At the same time, one disturbing trend with these more flexible images of Jesus in the third sense - black and white, male and female - is where they are displayed.  Edward Blum's The Color of Christ tells the famous story of the Sixteenth Street Baptist Church in Birmingham.  In 1963 a bomb killed four girls of this black congregation, and blew out the image of a white Jesus in the process.  It was replaced with the image to the left, which announces - quite correctly - "You did it to me" (Matthew 25:40). 
16th St. Baptist, Birmingham, AL

The problem, it seems to me, is not with the image, but with the fact that this is not the church where the black Jesus needs to be displayed.  It should also be in white-majority churches who need to be reminded of the crime!  Perhaps it is white Christians who primarily need the black Jesus, and possibly the reverse scenario should be contemplated as well in order to foster enemy love.  We might then defend Warner Sallman's controversial Jesus - so long as it is exhibited outside of primarily white scenarios. And in turn, the black Jesus should not just be for black congregations (pace Father Pfleger), but for more white environments as well. 
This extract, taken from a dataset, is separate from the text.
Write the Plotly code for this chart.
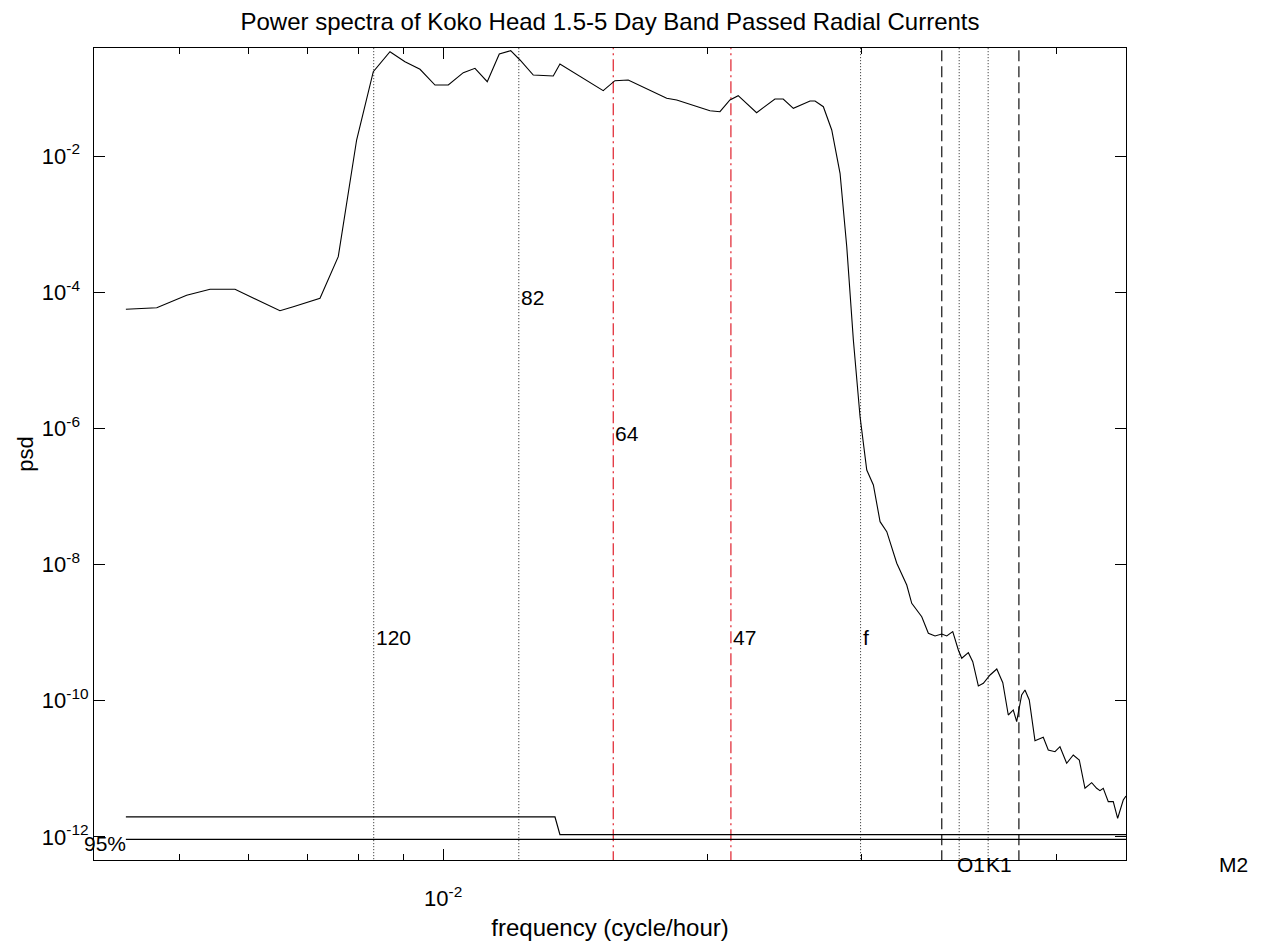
import numpy as np
import plotly.graph_objects as go

# Power spectral density of the band-passed radial current (frequency in cycle/hour)
freq = [
    0.004349, 0.004716, 0.005101, 0.005424, 0.005791, 0.006516, 0.006748, 0.007238, 0.007593, 0.007968,
    0.008324, 0.008697, 0.009046, 0.009410, 0.009787, 0.010135, 0.010542, 0.010870, 0.011226, 0.011586,
    0.011938, 0.012233, 0.012667, 0.013348, 0.013585, 0.015218, 0.015693, 0.016250, 0.017977, 0.018455,
    0.020138, 0.020673, 0.021222, 0.021688, 0.022761, 0.023881, 0.024407, 0.025065, 0.026187, 0.026533,
    0.027117, 0.027721, 0.028332, 0.028835, 0.029339, 0.029859, 0.030389, 0.030921, 0.031469, 0.032027,
    0.032879, 0.033751, 0.034197, 0.035106, 0.035720, 0.036352, 0.036998, 0.037486, 0.038081, 0.038645,
    0.038991, 0.039672, 0.040133, 0.040726, 0.041264, 0.042001, 0.042746, 0.043425, 0.044055, 0.044637,
    0.045036, 0.045631, 0.046027, 0.046549, 0.047251, 0.048292, 0.048930, 0.049798, 0.050455, 0.051350,
    0.052247, 0.053077, 0.053875, 0.054832, 0.055556, 0.056039, 0.056525, 0.057272, 0.058028, 0.058701,
    0.059570, 0.060000,
]
psd = [
    5.61e-5, 5.92e-5, 9.01e-5, 1.103e-4, 1.103e-4, 5.35e-5, 6.13e-5, 8.14e-5, 3.32e-4, 1.718e-2,
    0.1730, 0.3401, 0.2425, 0.1876, 0.1103, 0.1103, 0.1673, 0.1941, 0.1234, 0.3147,
    0.3518, 0.2569, 0.1547, 0.1496, 0.2244, 0.0910, 0.1276, 0.1306, 0.07037, 0.06645,
    0.04627, 0.04473, 0.06645, 0.07685, 0.04324, 0.06874, 0.06874, 0.05017, 0.06424, 0.06424,
    0.05297, 0.02409, 5.572e-3, 4.658e-4, 1.987e-5, 1.485e-6, 2.450e-7, 1.476e-7, 4.267e-8, 3.042e-8,
    1.045e-8, 5.017e-9, 2.702e-9, 1.718e-9, 9.80e-10, 8.94e-10, 9.57e-10, 8.94e-10, 1.035e-9, 5.573e-10,
    4.209e-10, 5.085e-10, 3.752e-10, 1.650e-10, 1.808e-10, 2.393e-10, 2.932e-10, 1.845e-10, 6.187e-11, 7.328e-11,
    4.933e-11, 1.217e-10, 1.441e-10, 1.027e-10, 2.595e-11, 2.912e-11, 1.895e-11, 1.789e-11, 2.119e-11, 1.209e-11,
    1.600e-11, 1.351e-11, 5.191e-12, 6.272e-12, 5.191e-12, 4.786e-12, 5.191e-12, 3.300e-12, 3.300e-12, 1.883e-12,
    3.495e-12, 4.002e-12,
]

# 95% confidence levels
conf_hi_freq = [0.004349, 0.013408, 0.013585, 0.060]
conf_hi_psd = [1.97e-12, 1.97e-12, 1.08e-12, 1.08e-12]
conf_lo_freq = [0.004349, 0.060]
conf_lo_psd = [9.25e-13, 9.25e-13]

# Marked periods (hours) with the psd level where their label sits
dotted_periods = [120, 82]
dotted_label_psd = [1e-9, 1e-4]
band_periods = [64, 47]          # pass-band edges
band_label_psd = [1e-6, 1e-9]
inertial_freq = 0.0299           # local inertial frequency f
inertial_label_psd = 1e-9
tide_names = ["O1", "K1"]
tide_periods = [25.82, 23.93]
diurnal_edges = [0.0370, 0.0453]
m2_label_freq = 0.0762
tide_label_psd_log = -12.41
conf_label_freq = 0.003879
conf_label_psd_log = -12.103

xlim = [0.004, 0.06]
ylim_log = [-12.338, -0.414]
ytick_exp = [-12, -10, -8, -6, -4, -2]
x_minor = [0.005, 0.006, 0.007, 0.008, 0.009, 0.02, 0.03, 0.05]

FONT = "Liberation Sans, Arial, Helvetica, sans-serif"
fig = go.Figure()


def vline(xv, color, dash, width=1.0):
    fig.add_trace(go.Scatter(
        x=[xv, xv], y=[1e-14, 10], mode="lines",
        line=dict(color=color, width=width, dash=dash),
        hoverinfo="skip", showlegend=False,
    ))


# reference lines
for p in dotted_periods:
    vline(1.0 / p, "#222222", "1px,2px")
vline(inertial_freq, "#222222", "1px,2px")
for p in tide_periods:
    vline(1.0 / p, "#222222", "1px,2px")
for p in band_periods:
    vline(1.0 / p, "#e0202c", "12px,4px,2px,4px", 1.2)
for fv in diurnal_edges:
    vline(fv, "#111111", "11px,5px", 1.2)

# confidence lines
fig.add_trace(go.Scatter(x=conf_hi_freq, y=conf_hi_psd, mode="lines",
                         line=dict(color="black", width=1.2), showlegend=False, hoverinfo="skip"))
fig.add_trace(go.Scatter(x=conf_lo_freq, y=conf_lo_psd, mode="lines",
                         line=dict(color="black", width=1.2), showlegend=False, hoverinfo="skip"))

# spectrum
fig.add_trace(go.Scatter(x=freq, y=psd, mode="lines",
                         line=dict(color="black", width=1.1), showlegend=False))

label_font = dict(family=FONT, size=21, color="black")
annotations = []

lx0, lx1 = np.log10(xlim[0]), np.log10(xlim[1])


def xpaper(xv):
    return (np.log10(xv) - lx0) / (lx1 - lx0)


def ypaper(ylog):
    return (ylog - ylim_log[0]) / (ylim_log[1] - ylim_log[0])


def label(text, xv, yv_log, yshift=-5, xshift=0):
    # positioned in paper units so labels outside the axes stay visible
    annotations.append(dict(
        x=xpaper(xv), y=ypaper(yv_log), xref="paper", yref="paper", text=text,
        showarrow=False, xanchor="left", yanchor="middle",
        xshift=xshift, yshift=yshift, font=label_font,
    ))


for p, lv in zip(dotted_periods, dotted_label_psd):
    label(str(p), 1.0 / p, np.log10(lv))
for p, lv in zip(band_periods, band_label_psd):
    label(str(p), 1.0 / p, np.log10(lv))
label("f", inertial_freq, np.log10(inertial_label_psd))
for name, p in zip(tide_names, tide_periods):
    label(name, 1.0 / p, tide_label_psd_log, yshift=0, xshift=-4)
label("M2", m2_label_freq, tide_label_psd_log, yshift=0)
label("95%", conf_label_freq, conf_label_psd_log, yshift=0)

fig.update_layout(
    width=1268, height=944,
    margin=dict(l=94, r=142, t=48, b=84),
    paper_bgcolor="white", plot_bgcolor="white",
    font=dict(family=FONT, size=21, color="black"),
    title=dict(text="Power spectra of Koko Head 1.5-5 Day Band Passed Radial Currents",
               x=0.5, xref="paper", y=1 - 22 / 944, yref="container",
               xanchor="center", yanchor="middle",
               font=dict(family=FONT, size=24, color="black")),
    annotations=annotations,
    showlegend=False,
)

fig.update_xaxes(
    type="log", range=[lx0, lx1], automargin=False,
    tickmode="array", tickvals=[0.01], ticktext=["10<sup>-2</sup>"],
    ticks="inside", ticklen=11, tickcolor="black", tickwidth=1,
    ticklabelstandoff=19,
    minor=dict(tickmode="array", tickvals=x_minor, ticks="inside", ticklen=6,
               tickcolor="black", tickwidth=1, showgrid=False),
    showline=True, linecolor="black", linewidth=1, mirror="ticks",
    showgrid=False, zeroline=False,
    tickfont=dict(family=FONT, size=22, color="black"),
    title=dict(text="frequency (cycle/hour)", standoff=8,
               font=dict(family=FONT, size=24, color="black")),
)

fig.update_yaxes(
    type="log", range=ylim_log, automargin=False,
    tickmode="array", tickvals=[10.0 ** e for e in ytick_exp],
    ticktext=["10<sup>%d%s</sup>" % (e, "" if e <= -10 else "\u2007") for e in ytick_exp],
    ticks="inside", ticklen=11, tickcolor="black", tickwidth=1,
    showline=True, linecolor="black", linewidth=1, mirror="ticks",
    showgrid=False, zeroline=False,
    tickfont=dict(family=FONT, size=22, color="black"),
    title=dict(text="psd", standoff=2,
               font=dict(family=FONT, size=22, color="black")),
)

fig.write_html("out.html", config={"displayModeBar": False})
Admittedly, worship settings might not be the best place for such experimentation, but Christian colleges possibly are. In fact, something like this did happen at Wheaton during a recent flare up of racial tension.  Art professor Jeremy Botts took Marion Perkins's black Jesus, made a massive print of it, and hung it in the stairwell of our art department, because it is white Christian (the majority at Wheaton) who most need to be reminded of the black aspects of the body of Christ. Come to think of it, we need a native Jesus as well (and there are many).  It is serendipitous that the issue of Cultural Encounters in which the Biola discussion appeared also begins with a memorial to the primary voice for Native Americans among evangelicals in the last decades, Richard Twiss.  As Steve Charleston points out (in a way that nicely converges with de Lubac), “While as a man Jesus was a Jew, as the risen Christ, he is a Navajo. Or a Kiowa. Or a Choctaw. Or any other tribe.”  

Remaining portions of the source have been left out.